→ **TASK TO CARRY OUT**: Your output must consist solely of the lines from the "Write a Python" line through the "plt.rcParams['mathtext.it'] = 'Liberation" line, exactly as written, without images.
---------- INFORMATION SHOWN
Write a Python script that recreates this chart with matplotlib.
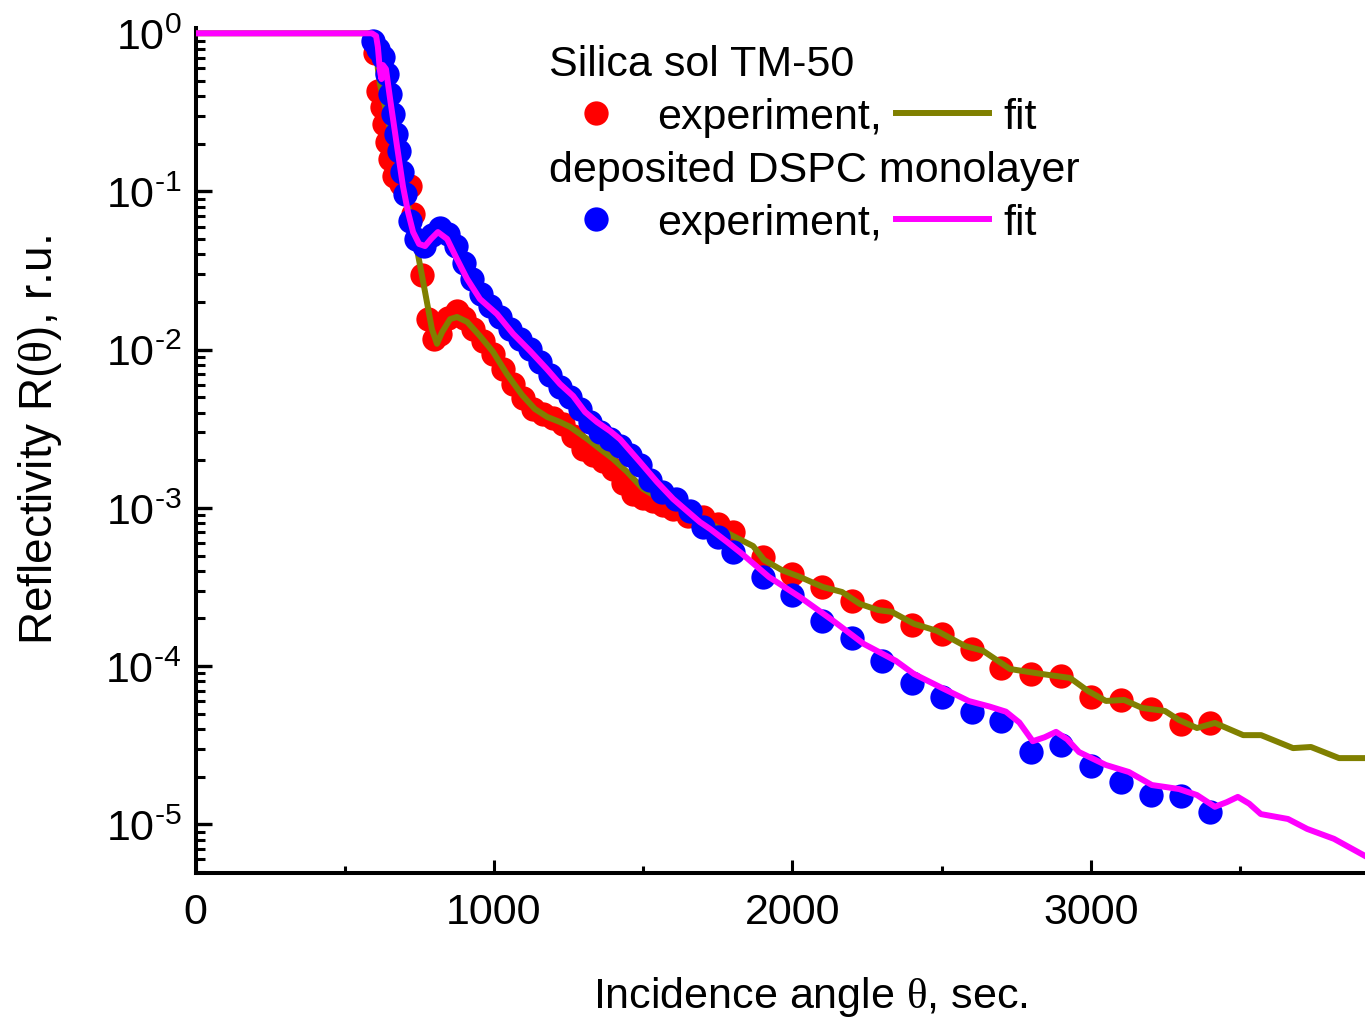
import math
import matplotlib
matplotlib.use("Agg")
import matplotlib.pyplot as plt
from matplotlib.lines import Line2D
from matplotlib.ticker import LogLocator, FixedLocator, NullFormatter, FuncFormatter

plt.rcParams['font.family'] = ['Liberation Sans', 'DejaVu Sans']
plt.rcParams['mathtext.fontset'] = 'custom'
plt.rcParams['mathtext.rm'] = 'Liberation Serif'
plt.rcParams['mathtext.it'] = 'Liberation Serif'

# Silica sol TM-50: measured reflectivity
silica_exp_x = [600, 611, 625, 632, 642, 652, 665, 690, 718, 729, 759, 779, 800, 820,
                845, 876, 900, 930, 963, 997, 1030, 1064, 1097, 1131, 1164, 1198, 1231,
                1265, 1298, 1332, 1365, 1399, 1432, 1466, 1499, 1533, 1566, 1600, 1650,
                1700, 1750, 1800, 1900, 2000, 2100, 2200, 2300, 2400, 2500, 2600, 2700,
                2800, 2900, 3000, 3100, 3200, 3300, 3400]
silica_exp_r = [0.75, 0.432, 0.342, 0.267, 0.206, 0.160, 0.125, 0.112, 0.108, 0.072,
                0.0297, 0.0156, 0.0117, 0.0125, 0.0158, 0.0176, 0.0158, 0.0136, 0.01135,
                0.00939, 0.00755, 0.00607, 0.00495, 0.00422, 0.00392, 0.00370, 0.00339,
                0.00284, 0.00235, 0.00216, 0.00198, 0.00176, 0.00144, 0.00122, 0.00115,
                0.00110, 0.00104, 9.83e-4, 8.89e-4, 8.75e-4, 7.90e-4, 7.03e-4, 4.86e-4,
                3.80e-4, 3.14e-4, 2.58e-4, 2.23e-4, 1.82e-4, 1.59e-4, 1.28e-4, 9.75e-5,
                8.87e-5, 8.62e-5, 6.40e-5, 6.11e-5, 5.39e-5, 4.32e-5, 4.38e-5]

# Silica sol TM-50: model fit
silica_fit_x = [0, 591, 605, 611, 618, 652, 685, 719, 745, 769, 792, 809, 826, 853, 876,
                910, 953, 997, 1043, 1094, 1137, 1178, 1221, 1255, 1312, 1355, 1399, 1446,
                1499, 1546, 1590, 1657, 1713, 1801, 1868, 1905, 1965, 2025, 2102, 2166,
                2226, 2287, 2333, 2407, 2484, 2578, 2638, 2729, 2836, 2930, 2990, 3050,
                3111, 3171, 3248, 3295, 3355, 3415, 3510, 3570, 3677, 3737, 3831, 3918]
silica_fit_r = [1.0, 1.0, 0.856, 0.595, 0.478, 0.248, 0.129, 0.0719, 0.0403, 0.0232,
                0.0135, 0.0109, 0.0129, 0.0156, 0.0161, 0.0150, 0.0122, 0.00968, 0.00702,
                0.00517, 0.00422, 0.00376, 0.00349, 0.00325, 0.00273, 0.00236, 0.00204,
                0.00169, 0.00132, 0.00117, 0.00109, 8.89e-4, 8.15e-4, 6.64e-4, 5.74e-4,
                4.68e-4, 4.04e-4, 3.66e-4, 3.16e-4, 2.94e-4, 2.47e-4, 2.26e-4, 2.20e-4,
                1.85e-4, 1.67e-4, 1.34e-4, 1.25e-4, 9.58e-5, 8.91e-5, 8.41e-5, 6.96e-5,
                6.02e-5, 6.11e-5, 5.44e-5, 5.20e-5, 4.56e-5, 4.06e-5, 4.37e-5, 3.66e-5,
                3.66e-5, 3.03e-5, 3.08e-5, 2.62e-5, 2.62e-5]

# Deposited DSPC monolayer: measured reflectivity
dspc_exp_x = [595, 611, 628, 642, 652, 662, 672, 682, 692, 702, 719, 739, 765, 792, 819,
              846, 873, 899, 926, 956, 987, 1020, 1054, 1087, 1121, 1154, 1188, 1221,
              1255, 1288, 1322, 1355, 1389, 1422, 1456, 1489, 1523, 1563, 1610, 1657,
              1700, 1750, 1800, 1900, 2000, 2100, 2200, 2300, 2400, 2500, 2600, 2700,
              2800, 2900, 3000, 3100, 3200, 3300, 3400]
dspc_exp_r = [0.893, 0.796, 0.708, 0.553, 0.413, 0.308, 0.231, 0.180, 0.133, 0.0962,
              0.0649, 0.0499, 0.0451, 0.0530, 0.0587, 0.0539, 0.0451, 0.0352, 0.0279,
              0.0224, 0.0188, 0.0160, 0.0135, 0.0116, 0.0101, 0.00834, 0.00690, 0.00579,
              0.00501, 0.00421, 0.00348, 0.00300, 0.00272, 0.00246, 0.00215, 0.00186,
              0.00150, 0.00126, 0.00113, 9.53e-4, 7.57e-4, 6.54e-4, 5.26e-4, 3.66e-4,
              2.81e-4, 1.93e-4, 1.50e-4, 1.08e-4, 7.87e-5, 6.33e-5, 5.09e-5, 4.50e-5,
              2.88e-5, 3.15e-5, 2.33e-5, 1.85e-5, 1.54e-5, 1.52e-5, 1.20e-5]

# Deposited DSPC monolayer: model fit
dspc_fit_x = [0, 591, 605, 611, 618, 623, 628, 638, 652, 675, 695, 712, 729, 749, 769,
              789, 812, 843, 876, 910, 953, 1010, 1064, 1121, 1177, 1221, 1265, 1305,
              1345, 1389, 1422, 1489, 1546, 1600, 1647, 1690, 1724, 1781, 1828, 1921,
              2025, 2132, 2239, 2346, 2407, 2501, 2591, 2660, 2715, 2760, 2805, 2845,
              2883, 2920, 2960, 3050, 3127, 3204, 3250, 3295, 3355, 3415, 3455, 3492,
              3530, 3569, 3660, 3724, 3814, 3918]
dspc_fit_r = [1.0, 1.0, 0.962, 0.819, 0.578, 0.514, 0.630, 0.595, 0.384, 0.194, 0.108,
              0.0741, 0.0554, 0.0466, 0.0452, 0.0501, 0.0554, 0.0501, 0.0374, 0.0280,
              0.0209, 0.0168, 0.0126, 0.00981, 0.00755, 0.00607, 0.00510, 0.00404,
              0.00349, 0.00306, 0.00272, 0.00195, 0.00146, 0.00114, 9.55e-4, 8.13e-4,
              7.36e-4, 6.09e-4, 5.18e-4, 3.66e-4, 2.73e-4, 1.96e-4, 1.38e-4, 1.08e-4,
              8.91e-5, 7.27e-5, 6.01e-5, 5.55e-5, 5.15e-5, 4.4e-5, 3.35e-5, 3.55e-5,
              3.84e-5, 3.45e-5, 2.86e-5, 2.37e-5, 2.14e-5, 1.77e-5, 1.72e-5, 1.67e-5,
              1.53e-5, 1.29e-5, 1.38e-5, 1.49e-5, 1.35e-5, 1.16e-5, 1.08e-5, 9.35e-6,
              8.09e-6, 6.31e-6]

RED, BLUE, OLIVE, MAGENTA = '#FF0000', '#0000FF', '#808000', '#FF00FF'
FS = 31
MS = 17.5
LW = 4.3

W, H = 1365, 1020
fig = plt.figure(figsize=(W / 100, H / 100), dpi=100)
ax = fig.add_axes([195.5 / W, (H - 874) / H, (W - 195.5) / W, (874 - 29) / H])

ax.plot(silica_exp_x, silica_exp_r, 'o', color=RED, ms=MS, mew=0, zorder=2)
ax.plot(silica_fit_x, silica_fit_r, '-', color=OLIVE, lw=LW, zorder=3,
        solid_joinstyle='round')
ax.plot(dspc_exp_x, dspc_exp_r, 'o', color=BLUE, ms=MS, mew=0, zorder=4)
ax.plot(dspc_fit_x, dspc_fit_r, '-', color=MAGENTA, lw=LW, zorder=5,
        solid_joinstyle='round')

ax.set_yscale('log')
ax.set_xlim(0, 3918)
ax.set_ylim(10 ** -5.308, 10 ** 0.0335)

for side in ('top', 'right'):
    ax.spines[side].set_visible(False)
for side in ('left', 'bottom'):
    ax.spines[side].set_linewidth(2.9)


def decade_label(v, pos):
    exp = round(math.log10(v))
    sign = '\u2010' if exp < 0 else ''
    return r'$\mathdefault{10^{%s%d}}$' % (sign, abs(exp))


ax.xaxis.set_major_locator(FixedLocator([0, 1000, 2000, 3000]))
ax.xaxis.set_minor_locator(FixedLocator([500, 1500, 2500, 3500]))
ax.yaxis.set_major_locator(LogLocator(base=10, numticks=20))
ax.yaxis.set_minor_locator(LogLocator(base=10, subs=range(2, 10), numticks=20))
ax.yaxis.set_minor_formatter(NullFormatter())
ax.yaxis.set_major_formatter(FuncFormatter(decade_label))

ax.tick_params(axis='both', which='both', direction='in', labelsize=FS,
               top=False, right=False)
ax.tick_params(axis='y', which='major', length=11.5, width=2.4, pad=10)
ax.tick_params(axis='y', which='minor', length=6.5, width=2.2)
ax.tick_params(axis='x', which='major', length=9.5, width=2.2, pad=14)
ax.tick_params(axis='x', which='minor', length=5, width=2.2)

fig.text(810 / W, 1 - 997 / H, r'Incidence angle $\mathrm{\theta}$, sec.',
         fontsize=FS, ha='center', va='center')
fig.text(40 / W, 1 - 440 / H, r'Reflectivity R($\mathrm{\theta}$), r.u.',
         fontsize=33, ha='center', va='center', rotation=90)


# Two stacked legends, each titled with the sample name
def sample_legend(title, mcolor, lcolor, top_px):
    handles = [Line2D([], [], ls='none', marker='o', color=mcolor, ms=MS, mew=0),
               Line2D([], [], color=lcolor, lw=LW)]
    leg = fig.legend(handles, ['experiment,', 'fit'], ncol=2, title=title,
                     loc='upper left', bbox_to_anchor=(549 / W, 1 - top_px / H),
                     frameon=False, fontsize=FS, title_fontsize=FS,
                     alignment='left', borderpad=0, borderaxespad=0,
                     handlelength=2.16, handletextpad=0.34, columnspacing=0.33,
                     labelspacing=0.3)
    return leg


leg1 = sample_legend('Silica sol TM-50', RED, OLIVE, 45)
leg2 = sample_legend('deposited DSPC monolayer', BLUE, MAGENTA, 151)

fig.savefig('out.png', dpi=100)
--------------------
---------- INFORMATION SHOWN
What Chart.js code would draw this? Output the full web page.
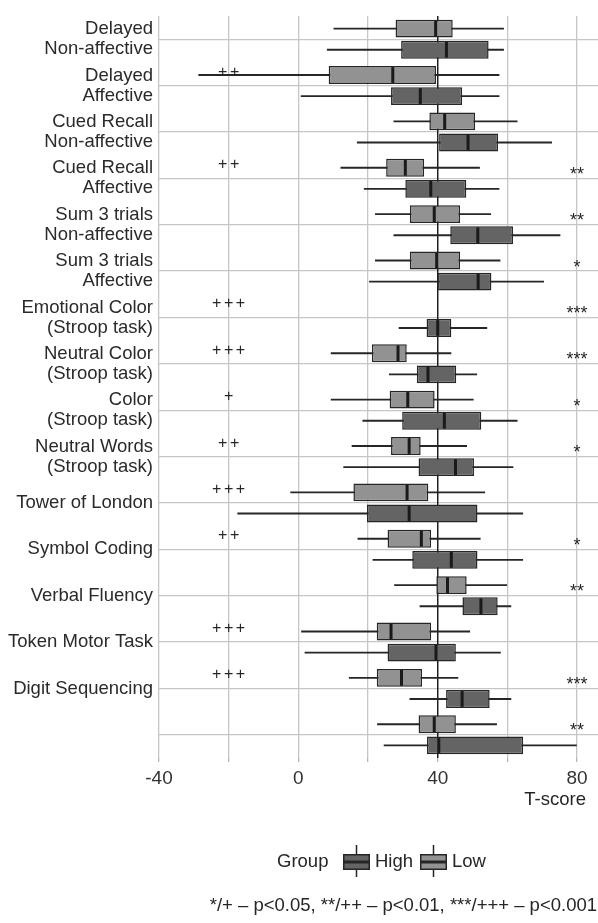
--------------------
---------- INFORMATION SHOWN
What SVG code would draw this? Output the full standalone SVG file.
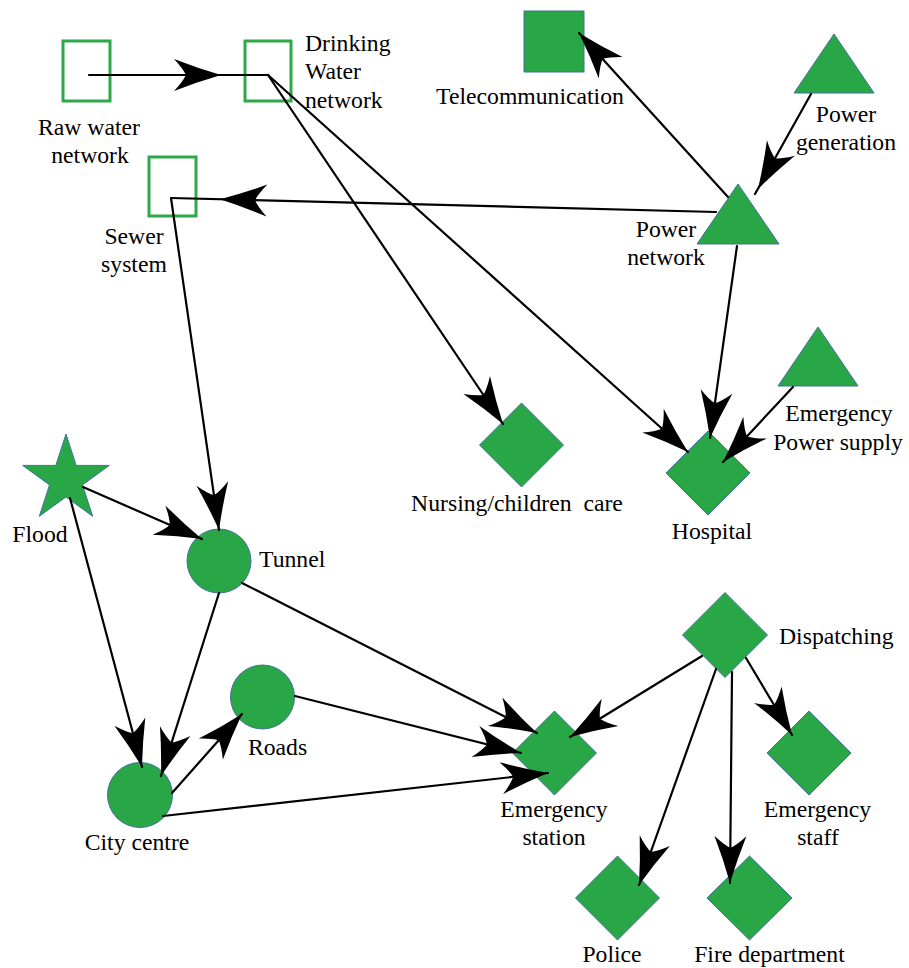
--------------------
→ **ANSWER**:
Write a Python script that recreates this chart with matplotlib.
import math
import matplotlib
matplotlib.use("Agg")
import matplotlib.pyplot as plt
from matplotlib.lines import Line2D
from matplotlib.ticker import LogLocator, FixedLocator, NullFormatter, FuncFormatter

plt.rcParams['font.family'] = ['Liberation Sans', 'DejaVu Sans']
plt.rcParams['mathtext.fontset'] = 'custom'
plt.rcParams['mathtext.rm'] = 'Liberation Serif'
plt.rcParams['mathtext.it'] = 'Liberation Serif'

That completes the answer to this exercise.